Setting Ambitious Targets
At Nokia, we understand the urgency of the climate crisis. We’ve set our sights on substantial reductions in greenhouse gas (GHG) emissions. Through the Science Based Targets initiative (SBTi), we’ve committed to reducing our GHG emissions by 50% between 2019 and 2030 across our entire value chain (Scope 1, 2, and 3). To put this into action, we’ve pledged to have 100% renewable electricity powering our facilities by 2025, aligning ourselves with the RE100 initiative. Moreover, we’re working closely with our main final assembly suppliers, encouraging them to achieve zero GHG emissions by 2030 for the portion of their manufacturing attributed to Nokia. These targets reflect our dedication to a greener future.

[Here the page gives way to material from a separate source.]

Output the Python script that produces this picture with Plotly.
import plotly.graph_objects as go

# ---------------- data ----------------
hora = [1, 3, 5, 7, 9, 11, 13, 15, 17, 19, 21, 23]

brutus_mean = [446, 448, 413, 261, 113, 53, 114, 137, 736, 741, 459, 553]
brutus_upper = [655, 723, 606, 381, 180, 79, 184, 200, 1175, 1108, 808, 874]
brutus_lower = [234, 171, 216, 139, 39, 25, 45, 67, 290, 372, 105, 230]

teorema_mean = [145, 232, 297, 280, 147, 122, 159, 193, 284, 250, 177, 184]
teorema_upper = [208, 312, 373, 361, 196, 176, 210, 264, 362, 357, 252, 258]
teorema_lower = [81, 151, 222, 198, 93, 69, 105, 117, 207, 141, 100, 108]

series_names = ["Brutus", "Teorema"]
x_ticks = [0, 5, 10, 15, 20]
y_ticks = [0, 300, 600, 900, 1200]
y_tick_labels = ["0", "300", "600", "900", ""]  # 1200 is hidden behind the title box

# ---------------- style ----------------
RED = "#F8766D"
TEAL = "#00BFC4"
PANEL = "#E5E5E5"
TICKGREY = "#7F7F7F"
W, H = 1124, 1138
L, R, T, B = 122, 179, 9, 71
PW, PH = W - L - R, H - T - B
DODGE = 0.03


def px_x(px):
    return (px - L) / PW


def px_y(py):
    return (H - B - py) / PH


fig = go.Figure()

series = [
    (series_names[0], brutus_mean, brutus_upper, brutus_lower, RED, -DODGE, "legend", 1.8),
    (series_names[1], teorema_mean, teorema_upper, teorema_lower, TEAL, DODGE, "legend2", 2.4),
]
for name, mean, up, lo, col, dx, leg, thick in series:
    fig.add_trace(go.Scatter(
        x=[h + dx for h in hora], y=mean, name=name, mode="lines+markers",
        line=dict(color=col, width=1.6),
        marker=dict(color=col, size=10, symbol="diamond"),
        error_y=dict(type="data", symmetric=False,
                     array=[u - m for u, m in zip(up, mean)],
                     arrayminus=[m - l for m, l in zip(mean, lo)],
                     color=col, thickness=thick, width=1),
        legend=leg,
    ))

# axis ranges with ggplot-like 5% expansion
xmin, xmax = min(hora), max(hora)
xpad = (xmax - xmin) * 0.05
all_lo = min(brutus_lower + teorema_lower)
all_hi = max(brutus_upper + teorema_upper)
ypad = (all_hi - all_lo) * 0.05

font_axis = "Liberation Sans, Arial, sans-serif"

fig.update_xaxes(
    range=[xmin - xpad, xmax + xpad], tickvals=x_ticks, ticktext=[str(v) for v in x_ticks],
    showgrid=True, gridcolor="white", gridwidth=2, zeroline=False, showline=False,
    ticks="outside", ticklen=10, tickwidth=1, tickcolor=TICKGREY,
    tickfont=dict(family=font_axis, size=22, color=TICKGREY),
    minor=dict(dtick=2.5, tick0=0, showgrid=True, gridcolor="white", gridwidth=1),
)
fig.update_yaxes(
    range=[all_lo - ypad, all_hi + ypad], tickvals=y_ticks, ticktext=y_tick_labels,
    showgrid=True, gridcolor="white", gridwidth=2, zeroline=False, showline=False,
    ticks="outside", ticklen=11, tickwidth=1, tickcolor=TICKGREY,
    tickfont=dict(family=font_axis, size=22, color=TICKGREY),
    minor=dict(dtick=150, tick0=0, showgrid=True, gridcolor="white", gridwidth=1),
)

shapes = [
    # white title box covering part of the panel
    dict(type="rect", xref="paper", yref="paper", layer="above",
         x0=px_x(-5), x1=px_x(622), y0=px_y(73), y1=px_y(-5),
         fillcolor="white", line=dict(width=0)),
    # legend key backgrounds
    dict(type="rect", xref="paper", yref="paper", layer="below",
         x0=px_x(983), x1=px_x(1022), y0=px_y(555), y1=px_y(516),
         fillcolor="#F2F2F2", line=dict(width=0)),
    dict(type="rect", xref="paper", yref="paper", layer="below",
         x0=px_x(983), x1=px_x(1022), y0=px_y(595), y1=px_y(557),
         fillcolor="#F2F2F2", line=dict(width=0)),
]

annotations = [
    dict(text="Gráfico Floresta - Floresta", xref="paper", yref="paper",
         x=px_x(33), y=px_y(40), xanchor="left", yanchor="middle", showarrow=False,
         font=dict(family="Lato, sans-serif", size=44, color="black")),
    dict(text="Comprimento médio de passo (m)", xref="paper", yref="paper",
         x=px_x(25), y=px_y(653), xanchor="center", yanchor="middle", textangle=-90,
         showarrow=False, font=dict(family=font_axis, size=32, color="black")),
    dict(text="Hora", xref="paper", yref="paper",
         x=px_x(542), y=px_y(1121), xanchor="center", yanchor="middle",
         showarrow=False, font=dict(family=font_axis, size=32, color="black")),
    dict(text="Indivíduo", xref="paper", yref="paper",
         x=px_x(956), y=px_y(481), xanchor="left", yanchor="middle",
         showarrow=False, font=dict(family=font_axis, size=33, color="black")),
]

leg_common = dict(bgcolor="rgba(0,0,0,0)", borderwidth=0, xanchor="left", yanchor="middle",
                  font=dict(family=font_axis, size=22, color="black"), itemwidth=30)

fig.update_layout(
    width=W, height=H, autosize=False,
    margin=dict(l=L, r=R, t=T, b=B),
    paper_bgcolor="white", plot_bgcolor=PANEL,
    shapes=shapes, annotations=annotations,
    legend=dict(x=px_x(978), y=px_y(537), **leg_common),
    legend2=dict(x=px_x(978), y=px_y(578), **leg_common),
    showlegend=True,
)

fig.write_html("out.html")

Digitalization: A Force for Good
Beyond minimizing our own footprint, Nokia believes in the power of digitalization to transform industries and promote sustainability. We’re pioneering solutions like precision farming, leveraging 5G, wireless remote monitoring, private networks, digital sensors, and AI-based analytics to revolutionize agriculture. The impact is staggering - increased yields, reduced costs, and significant water savings. Imagine the potential: if 15-25% of all farms adopted precision farming by 2030, we could see a substantial increase in yields, massive cost savings, and a significant reduction in water usage.
But our efforts don’t end in agriculture. At Nokia, we’re developing solutions that facilitate improved decarbonization, productivity, resource efficiency, and safety across various industries and cities.
In essence, Nokia’s commitment to sustainability isn’t just a pledge; it’s a movement towards a greener, more connected future. As Nokia, we continue to innovate and drive change, and we invite the world to join us in this endeavour. Together, we can create a tomorrow where technology doesn’t just connect us; it sustains us.